WHAT TO WORK ON -
Retype the data exactly, from its first line to the line containing "5.72, 6.51, 6.91]", including both, and skip any picture.

SOURCE DATA -
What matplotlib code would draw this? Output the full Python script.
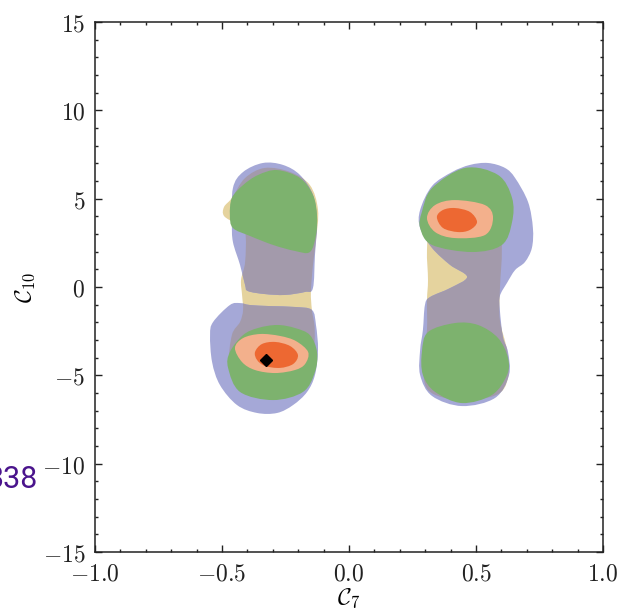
import matplotlib
matplotlib.use("Agg")
import matplotlib.pyplot as plt
from matplotlib.path import Path
from matplotlib.patches import PathPatch
from matplotlib.ticker import MultipleLocator, FuncFormatter

plt.rcParams['mathtext.fontset'] = 'cm'

# ---------------- data (C7, C10) ----------------
# blue region (left: upper and lower lobes, right: one lobe)
blue_ul_x = [-0.339, -0.260, -0.193, -0.142, -0.126, -0.134, -0.142, -0.173, -0.252, -0.331, -0.398, -0.409, -0.429, -0.457, -0.461, -0.457, -0.417]
blue_ul_y = [7.02, 6.91, 6.34, 5.21, 3.68, 1.81, -0.06, -0.28, -0.45, -0.40, -0.23, 0.11, 1.25, 2.55, 3.68, 5.60, 6.51]
blue_ll_x = [-0.429, -0.469, -0.535, -0.547, -0.539, -0.508, -0.441, -0.362, -0.283, -0.220, -0.165, -0.134, -0.122, -0.130, -0.146, -0.213, -0.311, -0.390]
blue_ll_y = [-0.91, -1.02, -1.98, -2.72, -4.25, -5.55, -6.68, -7.13, -7.13, -6.68, -5.94, -4.98, -3.57, -2.15, -1.30, -1.13, -1.08, -1.02]
blue_r_x = [0.547, 0.614, 0.654, 0.705, 0.724, 0.720, 0.693, 0.654, 0.622, 0.594, 0.594, 0.606, 0.626, 0.630, 0.575, 0.445, 0.327, 0.280, 0.280, 0.291, 0.299, 0.319, 0.398, 0.465, 0.398, 0.327, 0.280, 0.280, 0.327, 0.406, 0.476]
blue_r_y = [7.02, 6.74, 6.17, 4.81, 3.34, 2.21, 1.42, 0.96, 0.23, -0.51, -1.30, -2.83, -3.68, -4.98, -6.28, -6.74, -6.17, -4.98, -3.57, -2.43, -1.02, -0.57, -0.06, 0.57, 1.25, 2.21, 3.34, 4.36, 5.72, 6.51, 6.91]

# tan region
tan_l_x = [-0.331, -0.232, -0.154, -0.122, -0.130, -0.142, -0.150, -0.146, -0.135, -0.145, -0.200, -0.311, -0.420, -0.470, -0.461, -0.429, -0.417, -0.421, -0.425, -0.409, -0.409, -0.445, -0.492, -0.492, -0.461, -0.409]
tan_l_y = [6.74, 6.51, 5.77, 4.36, 2.66, 1.25, -0.28, -1.30, -2.43, -4.13, -5.70, -6.30, -5.90, -4.42, -2.72, -1.98, -1.30, -0.45, 0.40, 1.42, 3.11, 3.57, 4.02, 4.53, 5.04, 6.17]
tan_r_x = [0.358, 0.555, 0.600, 0.594, 0.594, 0.622, 0.626, 0.580, 0.437, 0.311, 0.295, 0.307, 0.307, 0.311, 0.307, 0.319]
tan_r_y = [4.92, 4.92, 2.66, -0.17, -1.87, -3.57, -5.15, -6.11, -6.40, -5.83, -4.13, -2.43, -0.74, 0.40, 2.09, 3.79]

# green regions
green_ul_x = [-0.283, -0.193, -0.142, -0.126, -0.130, -0.154, -0.213, -0.299, -0.390, -0.457, -0.469, -0.461, -0.417, -0.358]
green_ul_y = [6.62, 6.17, 5.21, 4.08, 2.94, 1.98, 2.04, 2.38, 2.89, 3.34, 4.08, 5.04, 5.77, 6.34]
green_ll_x = [-0.283, -0.213, -0.154, -0.126, -0.134, -0.181, -0.299, -0.429, -0.476, -0.469, -0.417, -0.358]
green_ll_y = [-2.15, -2.32, -2.72, -3.68, -4.81, -5.94, -6.40, -5.94, -4.58, -3.68, -2.72, -2.32]
green_ur_x = [0.457, 0.587, 0.642, 0.642, 0.602, 0.484, 0.327, 0.280, 0.287, 0.327]
green_ur_y = [6.74, 6.34, 5.04, 3.68, 2.38, 1.98, 2.38, 3.34, 4.25, 5.60]
green_lr_x = [0.417, 0.508, 0.587, 0.626, 0.622, 0.563, 0.445, 0.339, 0.291, 0.287, 0.311]
green_lr_y = [-2.04, -2.15, -2.89, -4.02, -4.98, -6.11, -6.57, -5.94, -4.98, -3.68, -2.55]

# salmon (outer) and orange (inner) regions
salmon_l_x = [-0.449, -0.417, -0.350, -0.272, -0.209, -0.161, -0.173, -0.213, -0.291, -0.370, -0.421]
salmon_l_y = [-3.45, -2.89, -2.66, -2.77, -3.06, -3.68, -4.36, -4.70, -4.87, -4.70, -4.25]
salmon_r_x = [0.307, 0.339, 0.417, 0.535, 0.567, 0.535, 0.417, 0.339]
salmon_r_y = [3.91, 4.64, 4.92, 4.64, 3.91, 2.94, 2.77, 3.11]
orange_l_x = [-0.370, -0.343, -0.291, -0.232, -0.201, -0.220, -0.272, -0.331, -0.362]
orange_l_y = [-3.68, -3.23, -3.11, -3.34, -3.85, -4.36, -4.58, -4.47, -4.13]
orange_r_x = [0.346, 0.370, 0.417, 0.476, 0.504, 0.476, 0.429, 0.370]
orange_r_y = [3.96, 4.36, 4.47, 4.25, 3.68, 3.23, 3.11, 3.34]

# best-fit point
best_x = [-0.327]
best_y = [-4.13]

x_ticks = [-1.0, -0.5, 0.0, 0.5, 1.0]
y_ticks = [-15, -10, -5, 0, 5, 10, 15]

# ---------------- styles ----------------
C_BLUE = '#a5a8d7'
C_GREY = '#a39aab'
C_TAN = '#e5d39e'
C_GREEN = '#7db26e'
C_SALMON = '#f3b08c'
C_ORANGE = '#ed6832'


def smooth_path(xs, ys):
    # closed Catmull-Rom curve through the outline points, drawn as cubic Beziers
    pts = list(zip(xs, ys))
    n = len(pts)
    verts = [pts[0]]
    codes = [Path.MOVETO]
    for i in range(n):
        p0 = pts[(i - 1) % n]
        p1 = pts[i]
        p2 = pts[(i + 1) % n]
        p3 = pts[(i + 2) % n]
        c1 = (p1[0] + (p2[0] - p0[0]) / 6, p1[1] + (p2[1] - p0[1]) / 6)
        c2 = (p2[0] - (p3[0] - p1[0]) / 6, p2[1] - (p3[1] - p1[1]) / 6)
        verts += [c1, c2, p2]
        codes += [Path.CURVE4, Path.CURVE4, Path.CURVE4]
    verts.append(pts[0])
    codes.append(Path.CLOSEPOLY)
    return Path(verts, codes)


fig = plt.figure(figsize=(6.27, 6.09), dpi=100)
ax = fig.add_axes([95 / 627, 1 - 552 / 609, 508 / 627, 530 / 609])


def add(xs, ys, color, z, clip=None):
    p = PathPatch(smooth_path(xs, ys), facecolor=color, edgecolor='none', zorder=z)
    ax.add_patch(p)
    if clip is not None:
        p.set_clip_path(clip)
    return p

add(tan_l_x, tan_l_y, C_TAN, 1)
add(tan_r_x, tan_r_y, C_TAN, 1)
b1 = add(blue_ul_x, blue_ul_y, C_BLUE, 2)
b2 = add(blue_ll_x, blue_ll_y, C_BLUE, 2)
b3 = add(blue_r_x, blue_r_y, C_BLUE, 2)
add(tan_l_x, tan_l_y, C_GREY, 3, clip=b1)
add(tan_l_x, tan_l_y, C_GREY, 3, clip=b2)
add(tan_r_x, tan_r_y, C_GREY, 3, clip=b3)
for gx, gy in [(green_ul_x, green_ul_y), (green_ll_x, green_ll_y), (green_ur_x, green_ur_y), (green_lr_x, green_lr_y)]:
    add(gx, gy, C_GREEN, 4)
add(salmon_l_x, salmon_l_y, C_SALMON, 5)
add(salmon_r_x, salmon_r_y, C_SALMON, 5)
add(orange_l_x, orange_l_y, C_ORANGE, 6)
add(orange_r_x, orange_r_y, C_ORANGE, 6)
ax.plot(best_x, best_y, marker='D', color='black', markersize=6.5, linestyle='none', zorder=7)

ax.set_xlim(-1, 1)
ax.set_ylim(-15, 15)
ax.set_xticks(x_ticks)
ax.set_yticks(y_ticks)
ax.xaxis.set_minor_locator(MultipleLocator(0.1))
ax.yaxis.set_minor_locator(MultipleLocator(1))
ax.xaxis.set_major_formatter(FuncFormatter(lambda v, p: r'$%.1f$' % v))
ax.yaxis.set_major_formatter(FuncFormatter(lambda v, p: r'$%d$' % round(v)))
ax.tick_params(which='both', direction='in', top=True, right=True, color='#222222', width=1.0)
ax.tick_params(which='major', length=5, labelsize=17, pad=7, labelcolor='#222222')
ax.tick_params(which='minor', length=2.5)
for s in ax.spines.values():
    s.set_linewidth(1.1)
    s.set_color('#222222')

ax.set_xlabel(r'$\mathcal{C}_7$', fontsize=17, labelpad=0)
ax.set_ylabel(r'$\mathcal{C}_{10}$', fontsize=17, labelpad=4)

fig.text(38 / 627, 1 - 479 / 609, '338', ha='right', va='center', fontsize=22,
         color='#4a148c', family='Roboto')

fig.savefig('out.png', dpi=100)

ANSWER IN FULL -
What matplotlib code would draw this? Output the full Python script.
import matplotlib
matplotlib.use("Agg")
import matplotlib.pyplot as plt
from matplotlib.path import Path
from matplotlib.patches import PathPatch
from matplotlib.ticker import MultipleLocator, FuncFormatter

plt.rcParams['mathtext.fontset'] = 'cm'

# ---------------- data (C7, C10) ----------------
# blue region (left: upper and lower lobes, right: one lobe)
blue_ul_x = [-0.339, -0.260, -0.193, -0.142, -0.126, -0.134, -0.142, -0.173, -0.252, -0.331, -0.398, -0.409, -0.429, -0.457, -0.461, -0.457, -0.417]
blue_ul_y = [7.02, 6.91, 6.34, 5.21, 3.68, 1.81, -0.06, -0.28, -0.45, -0.40, -0.23, 0.11, 1.25, 2.55, 3.68, 5.60, 6.51]
blue_ll_x = [-0.429, -0.469, -0.535, -0.547, -0.539, -0.508, -0.441, -0.362, -0.283, -0.220, -0.165, -0.134, -0.122, -0.130, -0.146, -0.213, -0.311, -0.390]
blue_ll_y = [-0.91, -1.02, -1.98, -2.72, -4.25, -5.55, -6.68, -7.13, -7.13, -6.68, -5.94, -4.98, -3.57, -2.15, -1.30, -1.13, -1.08, -1.02]
blue_r_x = [0.547, 0.614, 0.654, 0.705, 0.724, 0.720, 0.693, 0.654, 0.622, 0.594, 0.594, 0.606, 0.626, 0.630, 0.575, 0.445, 0.327, 0.280, 0.280, 0.291, 0.299, 0.319, 0.398, 0.465, 0.398, 0.327, 0.280, 0.280, 0.327, 0.406, 0.476]
blue_r_y = [7.02, 6.74, 6.17, 4.81, 3.34, 2.21, 1.42, 0.96, 0.23, -0.51, -1.30, -2.83, -3.68, -4.98, -6.28, -6.74, -6.17, -4.98, -3.57, -2.43, -1.02, -0.57, -0.06, 0.57, 1.25, 2.21, 3.34, 4.36, 5.72, 6.51, 6.91]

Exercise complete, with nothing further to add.